1373 struct quic_cc_rs rs = {0};
1374
1375 /* C.delivered = bbr->drs.delivered */
1376 bbr_note_loss(bbr, bbr->drs.delivered);
1377 if (!bbr->bw_probe_samples)
1378 return; /* not a packet sent while probing bandwidth */
Remove the {0} initializer for <rs> variable. This is safe because the members
initializations of <rs> local variable passed to functions from
bbr_handle_lost_packet() are done. Add a comment to mention this.

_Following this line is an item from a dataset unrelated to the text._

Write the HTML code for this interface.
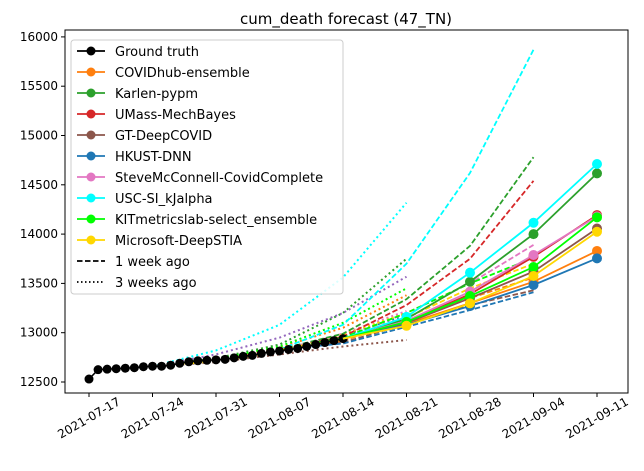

Implement the version 3 of BBR for QUIC specified by the IETF in this draft:
https://datatracker.ietf.org/doc/draft-ietf-ccwg-bbr/
Here is an extract from the Abstract part to sum up the the capabilities of BBR:
BBR ("Bottleneck Bandwidth and Round-trip propagation time") uses recent
measurements of a transport connection's delivery rate, round-trip time, and
packet loss rate to build an explicit model of the network path. BBR then uses
this model to control both how fast it sends data and the maximum volume of data
it allows in flight in the network at any time. Relative to loss-based congestion
control algorithms such as Reno [RFC5681] or CUBIC [RFC9438], BBR offers
substantially higher throughput for bottlenecks with shallow buffers or random
losses, and substantially lower queueing delays for bottlenecks with deep buffers
(avoiding "bufferbloat"). BBR can be implemented in any transport protocol that
supports packet-delivery acknowledgment. Thus far, open source implementations
are available for TCP [RFC9293] and QUIC [RFC9000].
In haproxy, this implementation is considered as still experimental. It depends
on the newly implemented pacing feature.
BBR was asked in GH #2516 by @KazuyaKanemura, @osevan and @kennyZ96.